• The exercise: Only the lines from the one containing "Rebuild this chart" through the one containing "0.55, 0.5, 0.45];" should be output, both ends included and exactly as they appear, minus any pictures.

——————

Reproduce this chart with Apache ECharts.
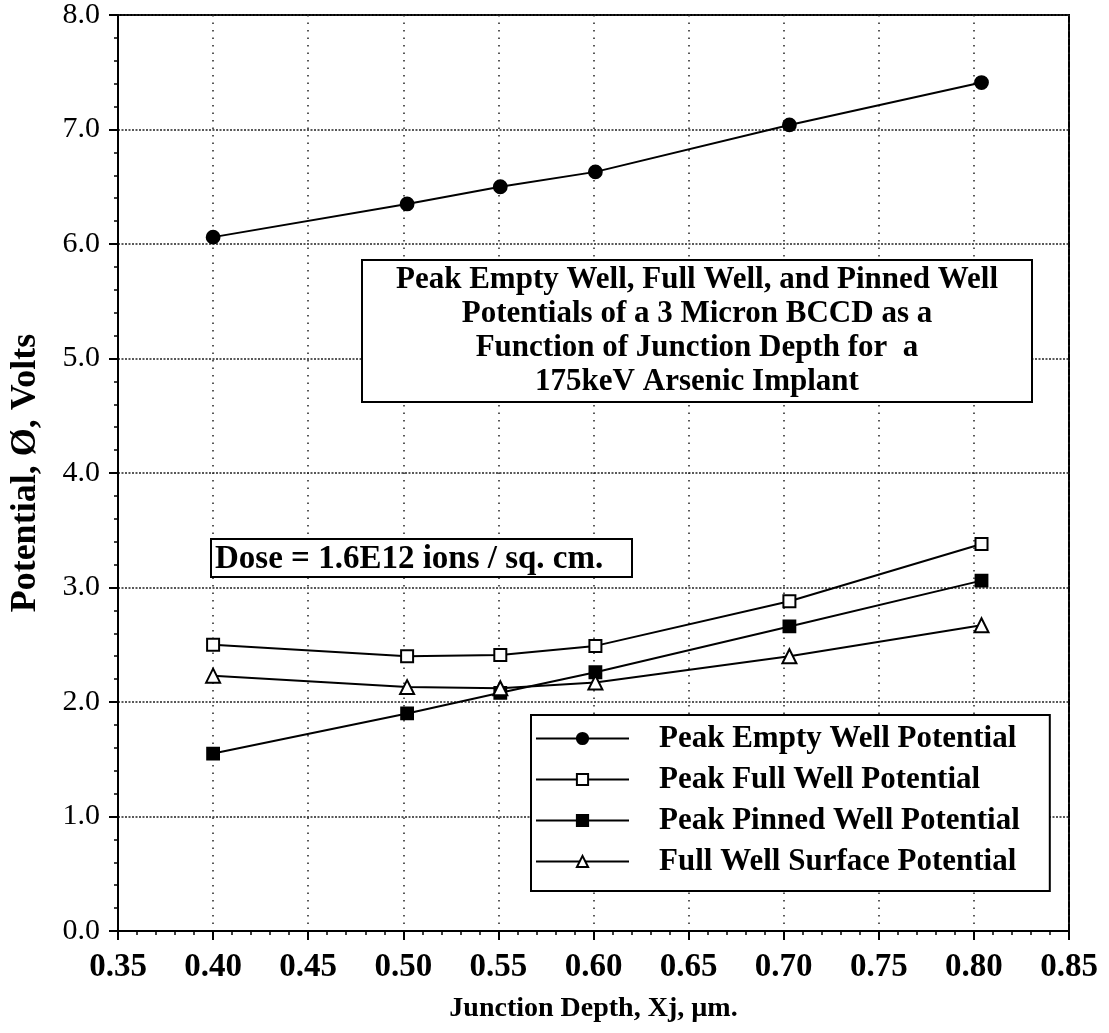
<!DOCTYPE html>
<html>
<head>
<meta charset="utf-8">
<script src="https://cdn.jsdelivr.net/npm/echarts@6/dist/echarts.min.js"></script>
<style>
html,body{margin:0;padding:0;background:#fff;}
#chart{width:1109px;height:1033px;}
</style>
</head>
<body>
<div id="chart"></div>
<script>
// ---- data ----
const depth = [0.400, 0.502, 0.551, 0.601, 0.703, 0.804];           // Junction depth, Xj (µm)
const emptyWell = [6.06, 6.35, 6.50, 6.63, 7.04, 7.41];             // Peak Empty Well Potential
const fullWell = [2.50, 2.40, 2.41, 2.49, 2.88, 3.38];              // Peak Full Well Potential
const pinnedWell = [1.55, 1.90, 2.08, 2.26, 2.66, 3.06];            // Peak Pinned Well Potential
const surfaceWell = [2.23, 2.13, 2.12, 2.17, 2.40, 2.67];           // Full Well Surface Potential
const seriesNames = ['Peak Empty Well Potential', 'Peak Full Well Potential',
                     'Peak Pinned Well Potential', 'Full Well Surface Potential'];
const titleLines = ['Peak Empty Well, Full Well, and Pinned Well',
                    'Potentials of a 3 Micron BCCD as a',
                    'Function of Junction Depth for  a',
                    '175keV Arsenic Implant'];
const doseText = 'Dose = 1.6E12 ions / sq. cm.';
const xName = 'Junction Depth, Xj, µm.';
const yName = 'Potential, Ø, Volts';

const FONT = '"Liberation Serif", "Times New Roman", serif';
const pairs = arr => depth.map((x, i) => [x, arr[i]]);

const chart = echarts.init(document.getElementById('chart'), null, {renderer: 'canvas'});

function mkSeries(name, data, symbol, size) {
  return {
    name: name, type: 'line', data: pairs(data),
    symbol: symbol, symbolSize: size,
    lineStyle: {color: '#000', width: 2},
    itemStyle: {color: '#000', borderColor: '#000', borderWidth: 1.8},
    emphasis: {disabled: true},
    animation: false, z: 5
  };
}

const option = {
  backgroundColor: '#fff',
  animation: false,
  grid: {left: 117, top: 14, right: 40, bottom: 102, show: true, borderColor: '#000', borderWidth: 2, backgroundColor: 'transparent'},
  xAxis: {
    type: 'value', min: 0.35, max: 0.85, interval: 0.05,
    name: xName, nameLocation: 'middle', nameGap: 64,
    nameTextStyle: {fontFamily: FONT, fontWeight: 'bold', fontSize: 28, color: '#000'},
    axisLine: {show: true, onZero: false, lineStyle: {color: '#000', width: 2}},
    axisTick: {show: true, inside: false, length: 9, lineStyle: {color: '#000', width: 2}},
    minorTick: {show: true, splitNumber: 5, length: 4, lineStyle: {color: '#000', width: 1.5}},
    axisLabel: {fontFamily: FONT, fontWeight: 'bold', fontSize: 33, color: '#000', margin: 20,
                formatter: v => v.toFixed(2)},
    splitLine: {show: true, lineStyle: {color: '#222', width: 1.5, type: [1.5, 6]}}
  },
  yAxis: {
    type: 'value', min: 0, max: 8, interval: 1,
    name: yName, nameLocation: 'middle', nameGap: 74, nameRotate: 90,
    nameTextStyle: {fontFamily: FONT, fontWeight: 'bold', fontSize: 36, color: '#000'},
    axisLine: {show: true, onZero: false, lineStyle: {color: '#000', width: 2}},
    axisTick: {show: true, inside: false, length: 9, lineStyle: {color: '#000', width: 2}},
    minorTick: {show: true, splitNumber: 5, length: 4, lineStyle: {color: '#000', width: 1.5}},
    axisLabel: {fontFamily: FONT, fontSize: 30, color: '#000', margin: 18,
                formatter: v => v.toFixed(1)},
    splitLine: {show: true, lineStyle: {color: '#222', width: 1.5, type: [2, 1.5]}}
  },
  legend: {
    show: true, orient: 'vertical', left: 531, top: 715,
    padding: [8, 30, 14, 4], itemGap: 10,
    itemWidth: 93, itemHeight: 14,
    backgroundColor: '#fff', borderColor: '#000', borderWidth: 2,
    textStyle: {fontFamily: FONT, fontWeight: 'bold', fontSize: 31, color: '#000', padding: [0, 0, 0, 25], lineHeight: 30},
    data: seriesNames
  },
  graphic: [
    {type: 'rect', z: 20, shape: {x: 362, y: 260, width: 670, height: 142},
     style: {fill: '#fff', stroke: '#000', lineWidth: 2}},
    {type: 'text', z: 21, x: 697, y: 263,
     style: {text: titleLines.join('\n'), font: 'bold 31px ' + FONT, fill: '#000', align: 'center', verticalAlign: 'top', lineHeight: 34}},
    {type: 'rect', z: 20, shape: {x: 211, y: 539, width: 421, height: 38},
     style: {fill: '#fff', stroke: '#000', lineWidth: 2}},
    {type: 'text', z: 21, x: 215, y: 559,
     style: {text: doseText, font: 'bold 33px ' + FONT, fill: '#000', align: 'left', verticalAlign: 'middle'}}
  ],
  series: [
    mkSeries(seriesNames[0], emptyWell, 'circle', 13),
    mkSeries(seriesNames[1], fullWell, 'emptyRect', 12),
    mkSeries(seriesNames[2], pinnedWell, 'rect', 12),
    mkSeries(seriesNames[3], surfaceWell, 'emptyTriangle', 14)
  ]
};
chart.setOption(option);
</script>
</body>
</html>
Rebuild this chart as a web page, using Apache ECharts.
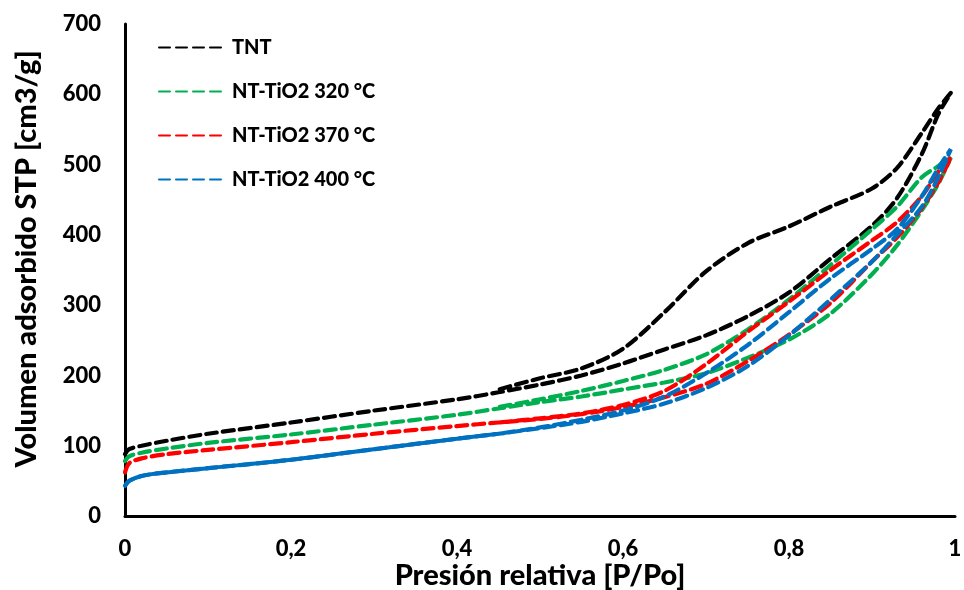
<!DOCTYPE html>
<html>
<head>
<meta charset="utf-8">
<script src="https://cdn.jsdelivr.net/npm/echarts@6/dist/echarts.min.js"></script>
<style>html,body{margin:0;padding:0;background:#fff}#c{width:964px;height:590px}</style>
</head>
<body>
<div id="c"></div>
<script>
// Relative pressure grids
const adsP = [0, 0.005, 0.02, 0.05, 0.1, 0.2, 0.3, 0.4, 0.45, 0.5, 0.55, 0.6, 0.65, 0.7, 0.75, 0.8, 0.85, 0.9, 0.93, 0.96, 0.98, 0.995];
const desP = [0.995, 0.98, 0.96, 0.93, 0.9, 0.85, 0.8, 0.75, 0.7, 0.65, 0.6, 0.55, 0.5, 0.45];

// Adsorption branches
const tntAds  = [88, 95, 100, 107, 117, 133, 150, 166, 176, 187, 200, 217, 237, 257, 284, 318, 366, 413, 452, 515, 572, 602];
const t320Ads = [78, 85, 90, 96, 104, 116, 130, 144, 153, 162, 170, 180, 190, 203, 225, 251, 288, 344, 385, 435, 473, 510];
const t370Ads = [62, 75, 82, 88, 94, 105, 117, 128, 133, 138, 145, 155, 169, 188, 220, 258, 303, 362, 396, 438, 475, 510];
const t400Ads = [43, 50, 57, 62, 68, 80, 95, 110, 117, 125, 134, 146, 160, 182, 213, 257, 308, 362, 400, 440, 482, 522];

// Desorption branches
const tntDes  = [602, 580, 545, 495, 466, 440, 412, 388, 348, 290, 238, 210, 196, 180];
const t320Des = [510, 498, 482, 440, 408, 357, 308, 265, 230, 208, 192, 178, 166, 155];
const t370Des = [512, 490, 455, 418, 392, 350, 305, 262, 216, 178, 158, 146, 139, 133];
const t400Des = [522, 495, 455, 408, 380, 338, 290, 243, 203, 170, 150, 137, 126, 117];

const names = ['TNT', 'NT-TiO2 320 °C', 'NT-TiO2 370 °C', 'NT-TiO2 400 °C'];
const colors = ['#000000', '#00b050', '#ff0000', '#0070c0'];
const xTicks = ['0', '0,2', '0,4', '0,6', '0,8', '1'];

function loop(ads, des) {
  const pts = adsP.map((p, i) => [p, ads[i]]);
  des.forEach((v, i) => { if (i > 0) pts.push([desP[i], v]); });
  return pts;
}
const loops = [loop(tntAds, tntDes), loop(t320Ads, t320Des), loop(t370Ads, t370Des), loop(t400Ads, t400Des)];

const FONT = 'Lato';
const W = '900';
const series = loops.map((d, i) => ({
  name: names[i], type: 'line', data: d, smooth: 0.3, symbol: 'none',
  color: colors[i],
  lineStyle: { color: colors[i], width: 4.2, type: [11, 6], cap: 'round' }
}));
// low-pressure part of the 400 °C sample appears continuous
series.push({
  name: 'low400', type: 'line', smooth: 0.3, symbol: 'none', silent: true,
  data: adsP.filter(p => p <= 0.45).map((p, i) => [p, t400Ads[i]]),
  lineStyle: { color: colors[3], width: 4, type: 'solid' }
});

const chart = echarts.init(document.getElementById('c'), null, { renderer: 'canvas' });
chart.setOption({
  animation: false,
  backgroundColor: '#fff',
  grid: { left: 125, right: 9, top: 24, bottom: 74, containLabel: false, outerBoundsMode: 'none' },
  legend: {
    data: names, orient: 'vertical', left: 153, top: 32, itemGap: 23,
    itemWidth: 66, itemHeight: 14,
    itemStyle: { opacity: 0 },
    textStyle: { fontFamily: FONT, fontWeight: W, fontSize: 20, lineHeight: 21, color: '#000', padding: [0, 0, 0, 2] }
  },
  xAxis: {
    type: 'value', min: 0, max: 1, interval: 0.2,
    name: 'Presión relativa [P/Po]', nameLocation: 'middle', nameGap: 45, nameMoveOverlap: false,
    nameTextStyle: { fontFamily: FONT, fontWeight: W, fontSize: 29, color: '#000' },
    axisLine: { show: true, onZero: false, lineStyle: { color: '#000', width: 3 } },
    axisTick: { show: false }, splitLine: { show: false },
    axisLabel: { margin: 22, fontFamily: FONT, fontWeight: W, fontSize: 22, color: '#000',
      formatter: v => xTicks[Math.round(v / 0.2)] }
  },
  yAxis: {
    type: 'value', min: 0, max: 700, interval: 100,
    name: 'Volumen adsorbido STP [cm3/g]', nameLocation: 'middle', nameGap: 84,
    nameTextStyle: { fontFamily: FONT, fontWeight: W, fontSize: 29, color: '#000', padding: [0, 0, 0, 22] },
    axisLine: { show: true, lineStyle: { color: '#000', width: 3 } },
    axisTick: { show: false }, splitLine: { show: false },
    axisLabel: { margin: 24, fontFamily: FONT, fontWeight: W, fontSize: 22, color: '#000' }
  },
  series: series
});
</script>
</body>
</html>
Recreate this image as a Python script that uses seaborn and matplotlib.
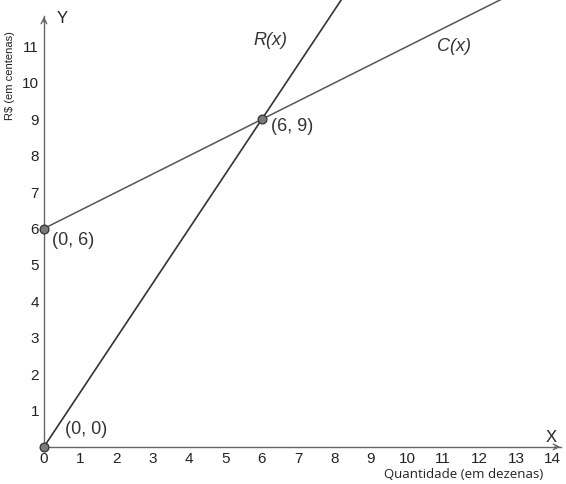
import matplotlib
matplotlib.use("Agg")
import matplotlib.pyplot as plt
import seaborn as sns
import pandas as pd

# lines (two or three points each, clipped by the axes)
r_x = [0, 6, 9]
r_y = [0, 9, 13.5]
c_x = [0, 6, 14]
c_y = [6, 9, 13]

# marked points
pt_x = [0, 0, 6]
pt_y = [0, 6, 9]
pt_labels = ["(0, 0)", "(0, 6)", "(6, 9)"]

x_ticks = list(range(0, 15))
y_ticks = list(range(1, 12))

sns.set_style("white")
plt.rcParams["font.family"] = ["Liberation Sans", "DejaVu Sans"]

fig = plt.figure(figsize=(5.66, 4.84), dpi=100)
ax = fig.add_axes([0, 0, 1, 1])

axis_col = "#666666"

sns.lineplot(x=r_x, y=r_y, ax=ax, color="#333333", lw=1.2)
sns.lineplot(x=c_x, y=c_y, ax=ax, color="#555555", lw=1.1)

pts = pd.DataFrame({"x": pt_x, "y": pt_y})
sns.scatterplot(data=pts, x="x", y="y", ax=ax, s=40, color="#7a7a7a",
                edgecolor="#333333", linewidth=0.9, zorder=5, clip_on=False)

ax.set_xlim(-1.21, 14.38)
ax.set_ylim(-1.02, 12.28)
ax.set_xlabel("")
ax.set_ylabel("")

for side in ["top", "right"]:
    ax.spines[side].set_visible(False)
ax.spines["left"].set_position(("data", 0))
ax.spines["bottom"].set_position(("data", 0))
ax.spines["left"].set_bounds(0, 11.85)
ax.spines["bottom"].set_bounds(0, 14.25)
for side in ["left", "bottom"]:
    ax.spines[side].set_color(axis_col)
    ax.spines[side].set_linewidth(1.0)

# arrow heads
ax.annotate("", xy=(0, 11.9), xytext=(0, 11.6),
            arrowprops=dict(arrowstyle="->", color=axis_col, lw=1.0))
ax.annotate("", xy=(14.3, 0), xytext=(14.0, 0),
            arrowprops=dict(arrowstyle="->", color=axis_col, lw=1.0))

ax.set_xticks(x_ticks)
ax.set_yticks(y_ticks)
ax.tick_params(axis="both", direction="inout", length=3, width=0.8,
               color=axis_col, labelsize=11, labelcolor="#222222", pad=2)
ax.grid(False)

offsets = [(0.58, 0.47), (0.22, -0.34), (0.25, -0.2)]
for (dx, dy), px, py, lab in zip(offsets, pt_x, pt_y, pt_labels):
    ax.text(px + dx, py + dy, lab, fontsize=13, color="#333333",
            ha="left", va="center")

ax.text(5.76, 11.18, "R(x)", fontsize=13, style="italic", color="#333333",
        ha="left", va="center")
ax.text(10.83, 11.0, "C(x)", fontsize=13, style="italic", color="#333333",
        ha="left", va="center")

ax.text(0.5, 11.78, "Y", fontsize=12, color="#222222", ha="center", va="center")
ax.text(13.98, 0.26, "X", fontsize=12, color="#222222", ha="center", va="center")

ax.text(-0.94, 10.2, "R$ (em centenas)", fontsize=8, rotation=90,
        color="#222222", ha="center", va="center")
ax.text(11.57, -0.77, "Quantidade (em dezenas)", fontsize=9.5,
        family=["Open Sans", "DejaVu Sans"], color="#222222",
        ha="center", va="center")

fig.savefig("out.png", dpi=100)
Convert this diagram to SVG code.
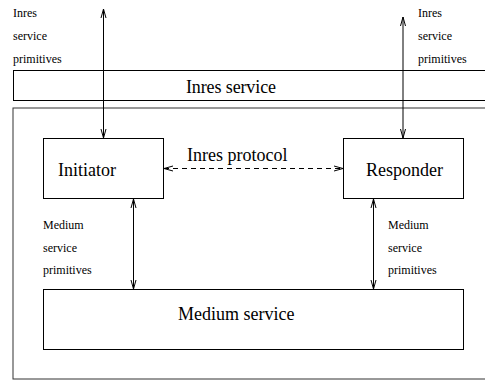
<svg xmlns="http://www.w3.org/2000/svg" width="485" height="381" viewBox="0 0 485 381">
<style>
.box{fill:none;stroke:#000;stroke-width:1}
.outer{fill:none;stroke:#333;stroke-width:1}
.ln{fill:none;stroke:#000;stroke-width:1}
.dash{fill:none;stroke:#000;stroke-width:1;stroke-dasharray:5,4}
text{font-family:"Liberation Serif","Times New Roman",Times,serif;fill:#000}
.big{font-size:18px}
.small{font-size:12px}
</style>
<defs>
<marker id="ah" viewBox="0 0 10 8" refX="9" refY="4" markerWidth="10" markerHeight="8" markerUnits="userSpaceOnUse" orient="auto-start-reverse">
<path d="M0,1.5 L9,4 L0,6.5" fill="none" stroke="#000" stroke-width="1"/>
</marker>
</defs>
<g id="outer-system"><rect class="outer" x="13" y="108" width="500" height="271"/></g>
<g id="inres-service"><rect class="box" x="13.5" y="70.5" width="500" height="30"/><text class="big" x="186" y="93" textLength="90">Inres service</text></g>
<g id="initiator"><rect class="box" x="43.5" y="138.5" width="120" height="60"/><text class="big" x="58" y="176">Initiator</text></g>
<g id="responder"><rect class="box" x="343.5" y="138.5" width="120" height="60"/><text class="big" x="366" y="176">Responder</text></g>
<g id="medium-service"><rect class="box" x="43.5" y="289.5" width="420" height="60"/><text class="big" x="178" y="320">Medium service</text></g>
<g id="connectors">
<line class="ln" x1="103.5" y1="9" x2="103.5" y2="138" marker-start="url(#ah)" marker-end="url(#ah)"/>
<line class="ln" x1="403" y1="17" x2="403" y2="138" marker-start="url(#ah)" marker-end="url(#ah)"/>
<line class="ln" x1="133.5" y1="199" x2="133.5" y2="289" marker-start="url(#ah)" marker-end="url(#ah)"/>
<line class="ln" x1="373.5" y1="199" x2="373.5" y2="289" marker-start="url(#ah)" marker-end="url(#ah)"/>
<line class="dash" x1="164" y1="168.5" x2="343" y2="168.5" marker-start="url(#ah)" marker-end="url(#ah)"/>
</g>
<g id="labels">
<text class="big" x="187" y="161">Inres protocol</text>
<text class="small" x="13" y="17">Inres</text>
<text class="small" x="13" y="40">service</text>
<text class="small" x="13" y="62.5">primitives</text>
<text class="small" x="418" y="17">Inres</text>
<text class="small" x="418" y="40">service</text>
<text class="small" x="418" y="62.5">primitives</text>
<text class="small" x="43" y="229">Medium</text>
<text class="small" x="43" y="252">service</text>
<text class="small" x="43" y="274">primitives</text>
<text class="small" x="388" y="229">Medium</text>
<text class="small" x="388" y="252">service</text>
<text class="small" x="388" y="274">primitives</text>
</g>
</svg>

——————

• Exercise output:
Rebuild this chart as a web page, using Apache ECharts.
<!DOCTYPE html>
<html>
<head>
<meta charset="utf-8">
<script src="https://cdn.jsdelivr.net/npm/echarts@6/dist/echarts.min.js"></script>
<style>html,body{margin:0;padding:0;background:#fff}#c{width:964px;height:590px}</style>
</head>
<body>
<div id="c"></div>
<script>
// Relative pressure grids
const adsP = [0, 0.005, 0.02, 0.05, 0.1, 0.2, 0.3, 0.4, 0.45, 0.5, 0.55, 0.6, 0.65, 0.7, 0.75, 0.8, 0.85, 0.9, 0.93, 0.96, 0.98, 0.995];
const desP = [0.995, 0.98, 0.96, 0.93, 0.9, 0.85, 0.8, 0.75, 0.7, 0.65, 0.6, 0.55, 0.5, 0.45];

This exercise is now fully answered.